I was in a very similar situation to you last year. Never asked for financial help ever before, but good relationship with parent ( who clearly has money ) I took a deep breath and made the call. Explained how much I needed, by what date, what it was for and how I intended to repay. I reiterated it wasn't a problem if they couldn't/didn't want to. I said please don't answer now on the fly and could we talk tomorrow. Then went into a regular catch up call. It did really throw my parent to be honest, as it was such a surprise. The next day they ok'd it, and explained how touched they were to be asked and pleased they were to help. So it was actually a really nice moment, dynamic remains the same as always

Emmz1510 · 01/03/2026 20:00

If you’re asking if you are unreasonable to feel awkward, no of course not. Anyone with an ounce of integrity/ pride would feel the same. That doesn’t mean you shouldn’t ask, if it’s for a good reason, it’s a manageable amount of money for them and you can manage a decent repayment plan.
They can only say no, which of course you must be prepared for.
We’ve borrowed from parents before, but only really when we’ve had cash flow issues or an unexpected bill. Fairly small amounts and generally have been able to pay back in full by next pay day or a couple of pay days. It might help if you have a clear idea of a repayment plan.
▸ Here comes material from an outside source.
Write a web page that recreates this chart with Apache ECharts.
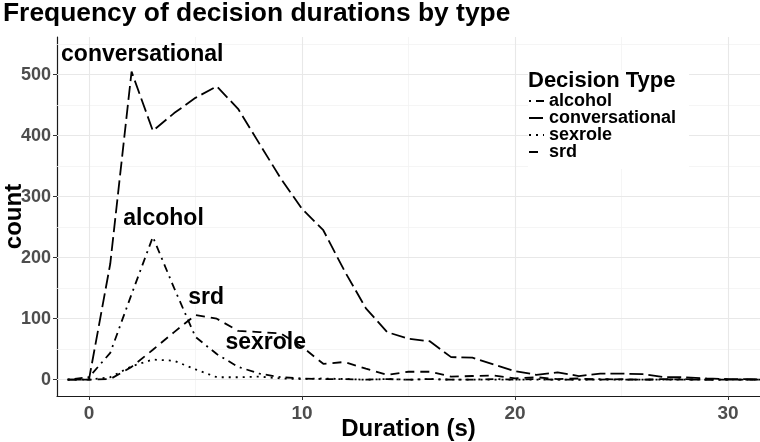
<!DOCTYPE html>
<html><head><meta charset="utf-8">
<script src="https://cdn.jsdelivr.net/npm/echarts@6/dist/echarts.min.js"></script>
<style>html,body{margin:0;padding:0;background:#fff}#c{width:760px;height:442px}</style>
</head><body><div id="c"></div>
<script>
// ---- data (frequency polygon, bin width 1 s) ----
const durations      = [-1,0,1,2,3,4,5,6,7,8,9,10,11,12,13,14,15,16,17,18,19,20,21,22,23,24,25,26,27,28,29,30,31,32];
const alcohol        = [0,4,44,140,234,150,70,42,21,10,4,2,1,1,0,1,0,1,0,0,1,0,1,0,0,1,0,0,0,1,0,0,0,0];
const conversational = [0,0,190,505,408,437,462,481,444,387,330,280,245,178,117,78,67,63,37,36,25,14,8,12,6,10,10,9,4,4,2,1,1,0];
const sexrole        = [0,0,4,22,33,31,17,4,4,5,2,1,2,1,0,1,0,1,0,0,0,0,0,0,0,0,0,0,0,0,0,0,0,0];
const srd            = [0,0,1,21,49,78,106,100,80,78,76,54,26,29,18,8,13,13,5,6,7,2,4,1,2,0,1,0,1,0,0,0,0,0];

const typeNames = ['alcohol','conversational','sexrole','srd'];
const typeValues = {alcohol, conversational, sexrole, srd};

const xTicks = [0,10,20,30];
const xMinor = [5,15,25];
const yTicks = [0,100,200,300,400,500];
const yMinor = [50,150,250,350,450,550];

const annotNames = ['conversational','alcohol','srd','sexrole'];
const annotX = [2.5, 3.5, 5.5, 8.3];
const annotY = [533, 264, 134, 60];

// ---- styling ----
const SANS = '"Liberation Sans",Arial,Helvetica,sans-serif';
const dashes = {alcohol:[2,5,8,5], conversational:[14,5], sexrole:[2,5], srd:[9,6]};

function pairs(vals){ return durations.map((d,i)=>[d, vals[i]]); }

const gridLines = []
  .concat(xMinor.map(v=>({xAxis:v, lineStyle:{color:'#f2f2f2', width:0.8, type:'solid'}})))
  .concat(yMinor.map(v=>({yAxis:v, lineStyle:{color:'#f2f2f2', width:0.8, type:'solid'}})))
  .concat(xTicks.map(v=>({xAxis:v, lineStyle:{color:'#e8e8e8', width:1.1, type:'solid'}})))
  .concat(yTicks.map(v=>({yAxis:v, lineStyle:{color:'#e8e8e8', width:1.1, type:'solid'}})));

const series = [{
  type:'line', name:'_grid', data:[[0,0]], symbol:'none', silent:true, z:1,
  lineStyle:{width:0, opacity:0},
  markLine:{silent:true, z:1, symbol:['none','none'], label:{show:false}, animation:false, data:gridLines}
}];
typeNames.forEach(n=>{
  series.push({
    type:'line', name:n, data:pairs(typeValues[n]), symbol:'none', showSymbol:false, z:2, clip:true,
    lineStyle:{color:'#000', width:1.8, type:dashes[n], cap:'butt'},
    itemStyle:{color:'#000'}
  });
});
series.push({
  type:'scatter', name:'_labels', silent:true, z:3, symbolSize:0,
  itemStyle:{opacity:1, color:'#000'},
  data: annotNames.map((n,i)=>({name:n, value:[annotX[i], annotY[i]]})),
  label:{show:true, position:'inside', formatter:'{b}', fontFamily:SANS, fontWeight:'bold', fontSize:23, color:'#000', opacity:1}
});

const chart = echarts.init(document.getElementById('c'), null, {renderer:'canvas'});
chart.setOption({
  animation:false,
  backgroundColor:'#fff',
  title:[
    {text:'Frequency of decision durations by type', left:3, top:1, padding:0,
     textStyle:{fontFamily:SANS, fontWeight:'bold', fontSize:26.4, color:'#000'}},
    {text:'Decision Type', left:528, top:70, padding:0, z:7,
     textStyle:{fontFamily:SANS, fontWeight:'bold', fontSize:22, color:'#000'}}
  ],
  legend:{
    data:typeNames, orient:'vertical', left:528, top:70, padding:[22,13,8,0], z:6,
    itemGap:-1, itemWidth:15, itemHeight:14, backgroundColor:'#fff', selectedMode:false,
    itemStyle:{opacity:0},
    textStyle:{fontFamily:SANS, fontWeight:'bold', fontSize:18, color:'#000', lineHeight:16}
  },
  grid:{left:57, right:0, top:37, bottom:46, containLabel:false, outerBoundsMode:'none'},
  xAxis:{
    type:'value', min:-1.5, max:31.5,
    axisLine:{show:true, onZero:false, lineStyle:{color:'#1a1a1a', width:1.2}},
    axisTick:{show:true, customValues:xTicks, length:4, lineStyle:{color:'#333', width:1}},
    axisLabel:{customValues:xTicks, margin:8, fontFamily:SANS, fontWeight:'bold', fontSize:19, color:'#4d4d4d'},
    splitLine:{show:false}, minorSplitLine:{show:false},
    name:'Duration (s)', nameLocation:'middle', nameGap:21, nameMoveOverlap:false,
    nameTextStyle:{fontFamily:SANS, fontWeight:'bold', fontSize:24, color:'#000'}
  },
  yAxis:{
    type:'value', min:-26.75, max:561.75,
    axisLine:{show:true, onZero:false, lineStyle:{color:'#1a1a1a', width:1.2}},
    axisTick:{show:true, customValues:yTicks, length:4, lineStyle:{color:'#333', width:1}},
    axisLabel:{customValues:yTicks, margin:6, fontFamily:SANS, fontWeight:'bold', fontSize:18, color:'#4d4d4d'},
    splitLine:{show:false}, minorSplitLine:{show:false},
    name:'count', nameLocation:'middle', nameGap:31, nameMoveOverlap:false,
    nameTextStyle:{fontFamily:SANS, fontWeight:'bold', fontSize:24, color:'#000'}
  },
  series:series
});
</script></body></html>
Be upfront if it’s really a gift you want and realistically can’t commit to a repayment plan right away, as I imagine could happen if someone loses a source of income for example.

Sometimeswinning · 01/03/2026 20:17

With my second baby we went into our £500 overdraft so only needed £1000. I cried when I asked. This was around 14 years ago now. But it was a tough ask. We’d lost our way with a massive reduction in income to maternity pay. My lovely parents understood and refused us when we tried to repay. Now I pay for them to share my Netflix and Now account so I think we’re fair 🤣

Swissmeringue · 02/03/2026 00:11

Depends on the dynamics, my family are more open about money so recently my brother called and was like "I'm up shit creek, can I borrow 3 grand? Don't tell mum please and thank you." I lent it to him, no repayment terms, he'll pay me back as soon as he's got it I'm sure. There's a whole backstory about his car getting washed away in a storm (he lives in Texas, the storms have been ridiculous this year). Equally if I really needed it I could just ask him or my mum, if they had it, they'd say yes.

Dhs family are far more structured and formal, his parents recently borrowed a fairly substantial sum off us to help his brother put a deposit on a place as he was getting divorced and needed somewhere appropriate for his kids to live. They didn't even ask us outright, fil called DH for advice and talked him through the problem, at which point DH offered the money. There's also a signed agreement with defined repayment parameters.

It sounds like that's more like your family so maybe that's the way to go, explain the problem and see if they offer rather than asking for it upfront?

BruFord · 02/03/2026 15:30

@Swissmeringue I think the amount and how much the lender needs the money repaid are also factors. As I mentioned upthread, my FIL lent his children money that he needed for his retirement. I don’t know the exact amount among all the children but I think it was tens of thousands- so he definitely needed a repayment schedule.